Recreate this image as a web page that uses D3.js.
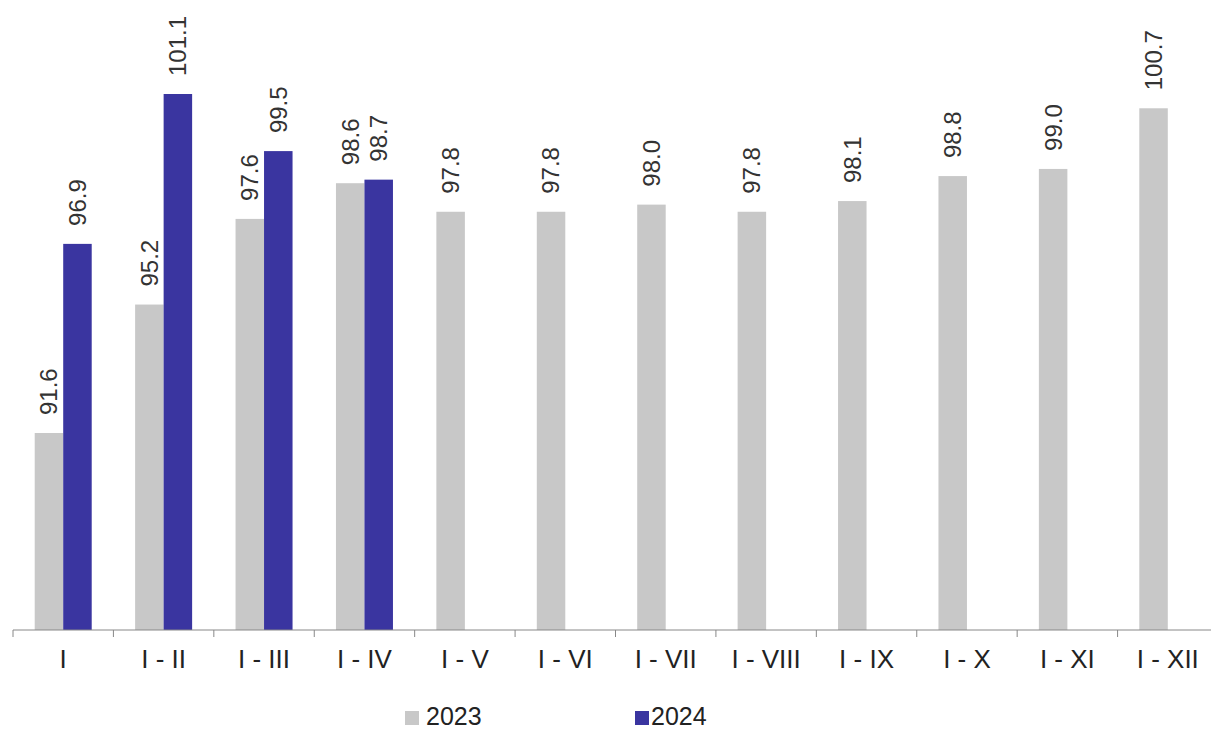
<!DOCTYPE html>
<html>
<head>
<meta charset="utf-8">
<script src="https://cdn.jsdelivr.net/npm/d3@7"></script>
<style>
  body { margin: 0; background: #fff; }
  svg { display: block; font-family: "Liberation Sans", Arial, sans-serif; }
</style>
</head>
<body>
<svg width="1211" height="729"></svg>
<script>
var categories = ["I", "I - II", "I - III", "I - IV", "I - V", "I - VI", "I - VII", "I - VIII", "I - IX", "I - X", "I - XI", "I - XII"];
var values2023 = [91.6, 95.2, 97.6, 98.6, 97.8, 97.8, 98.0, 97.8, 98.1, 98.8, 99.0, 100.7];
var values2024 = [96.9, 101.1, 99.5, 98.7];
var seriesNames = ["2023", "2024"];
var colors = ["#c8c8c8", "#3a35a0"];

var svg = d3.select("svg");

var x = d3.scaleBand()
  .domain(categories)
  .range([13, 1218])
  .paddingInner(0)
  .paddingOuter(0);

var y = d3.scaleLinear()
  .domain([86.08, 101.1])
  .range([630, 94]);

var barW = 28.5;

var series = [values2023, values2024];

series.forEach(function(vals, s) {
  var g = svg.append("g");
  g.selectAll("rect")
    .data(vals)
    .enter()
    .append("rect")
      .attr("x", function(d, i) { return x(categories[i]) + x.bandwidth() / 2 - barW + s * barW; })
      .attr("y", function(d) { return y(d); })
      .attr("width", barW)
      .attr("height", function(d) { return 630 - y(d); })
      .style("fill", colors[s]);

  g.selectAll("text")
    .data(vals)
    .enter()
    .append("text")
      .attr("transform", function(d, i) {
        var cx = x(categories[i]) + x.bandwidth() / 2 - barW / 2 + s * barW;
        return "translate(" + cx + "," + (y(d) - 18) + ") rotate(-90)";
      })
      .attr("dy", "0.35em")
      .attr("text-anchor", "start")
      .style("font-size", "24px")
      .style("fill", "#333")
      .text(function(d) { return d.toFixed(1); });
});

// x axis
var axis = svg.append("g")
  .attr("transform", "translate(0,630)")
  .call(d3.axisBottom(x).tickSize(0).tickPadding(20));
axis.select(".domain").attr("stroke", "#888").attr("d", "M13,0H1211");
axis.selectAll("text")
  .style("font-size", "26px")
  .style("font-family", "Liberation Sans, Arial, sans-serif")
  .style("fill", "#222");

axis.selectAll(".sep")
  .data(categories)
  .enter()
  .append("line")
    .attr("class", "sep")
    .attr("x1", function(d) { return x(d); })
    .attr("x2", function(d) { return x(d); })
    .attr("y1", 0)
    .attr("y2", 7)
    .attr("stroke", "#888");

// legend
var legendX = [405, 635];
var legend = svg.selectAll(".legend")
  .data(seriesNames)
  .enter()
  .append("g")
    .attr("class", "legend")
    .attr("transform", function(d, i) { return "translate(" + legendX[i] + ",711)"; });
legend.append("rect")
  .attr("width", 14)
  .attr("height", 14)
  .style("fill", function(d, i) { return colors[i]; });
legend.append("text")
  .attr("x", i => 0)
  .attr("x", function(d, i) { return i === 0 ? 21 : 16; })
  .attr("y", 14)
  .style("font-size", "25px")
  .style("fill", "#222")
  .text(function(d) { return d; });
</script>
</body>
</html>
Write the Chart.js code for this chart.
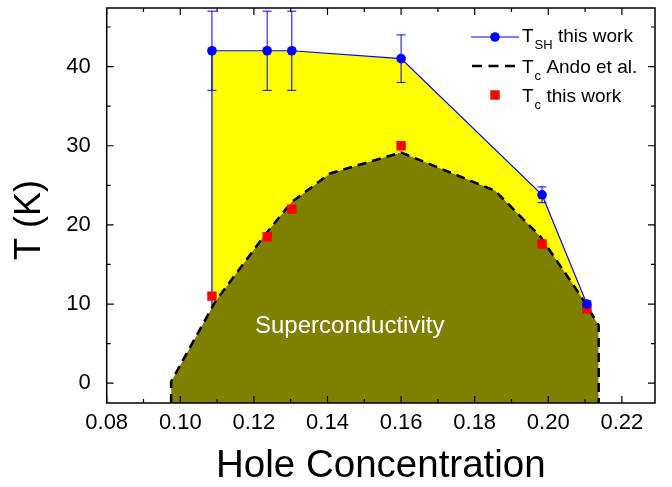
────────────────────
EXERCISE REQUIREMENTS: Give the data again exactly as written, with all pictures left out.

SOLUTION BELOW:
Recreate this image as a web page that uses D3.js.
<!DOCTYPE html>
<html>
<head>
<meta charset="utf-8">
<script src="https://cdn.jsdelivr.net/npm/d3@7"></script>
<style>
  body { margin: 0; background: #fff; }
  svg { display: block; font-family: "Liberation Sans", Arial, sans-serif; }
</style>
</head>
<body>
<svg width="1211" height="729"></svg>
<script>
var categories = ["I", "I - II", "I - III", "I - IV", "I - V", "I - VI", "I - VII", "I - VIII", "I - IX", "I - X", "I - XI", "I - XII"];
var values2023 = [91.6, 95.2, 97.6, 98.6, 97.8, 97.8, 98.0, 97.8, 98.1, 98.8, 99.0, 100.7];
var values2024 = [96.9, 101.1, 99.5, 98.7];
var seriesNames = ["2023", "2024"];
var colors = ["#c8c8c8", "#3a35a0"];

var svg = d3.select("svg");

var x = d3.scaleBand()
  .domain(categories)
  .range([13, 1218])
  .paddingInner(0)
  .paddingOuter(0);

var y = d3.scaleLinear()
  .domain([86.08, 101.1])
  .range([630, 94]);

var barW = 28.5;

var series = [values2023, values2024];

series.forEach(function(vals, s) {
  var g = svg.append("g");
  g.selectAll("rect")
    .data(vals)
    .enter()
    .append("rect")
      .attr("x", function(d, i) { return x(categories[i]) + x.bandwidth() / 2 - barW + s * barW; })
      .attr("y", function(d) { return y(d); })
      .attr("width", barW)
      .attr("height", function(d) { return 630 - y(d); })
      .style("fill", colors[s]);

  g.selectAll("text")
    .data(vals)
    .enter()
    .append("text")
      .attr("transform", function(d, i) {
        var cx = x(categories[i]) + x.bandwidth() / 2 - barW / 2 + s * barW;
        return "translate(" + cx + "," + (y(d) - 18) + ") rotate(-90)";
      })
      .attr("dy", "0.35em")
      .attr("text-anchor", "start")
      .style("font-size", "24px")
      .style("fill", "#333")
      .text(function(d) { return d.toFixed(1); });
});

// x axis
var axis = svg.append("g")
  .attr("transform", "translate(0,630)")
  .call(d3.axisBottom(x).tickSize(0).tickPadding(20));
axis.select(".domain").attr("stroke", "#888").attr("d", "M13,0H1211");
axis.selectAll("text")
  .style("font-size", "26px")
  .style("font-family", "Liberation Sans, Arial, sans-serif")
  .style("fill", "#222");

axis.selectAll(".sep")
  .data(categories)
  .enter()
  .append("line")
    .attr("class", "sep")
    .attr("x1", function(d) { return x(d); })
    .attr("x2", function(d) { return x(d); })
    .attr("y1", 0)
    .attr("y2", 7)
    .attr("stroke", "#888");

// legend
var legendX = [405, 635];
var legend = svg.selectAll(".legend")
  .data(seriesNames)
  .enter()
  .append("g")
    .attr("class", "legend")
    .attr("transform", function(d, i) { return "translate(" + legendX[i] + ",711)"; });
legend.append("rect")
  .attr("width", 14)
  .attr("height", 14)
  .style("fill", function(d, i) { return colors[i]; });
legend.append("text")
  .attr("x", i => 0)
  .attr("x", function(d, i) { return i === 0 ? 21 : 16; })
  .attr("y", 14)
  .style("font-size", "25px")
  .style("fill", "#222")
  .text(function(d) { return d; });
</script>
</body>
</html>
Write the Chart.js code for this chart.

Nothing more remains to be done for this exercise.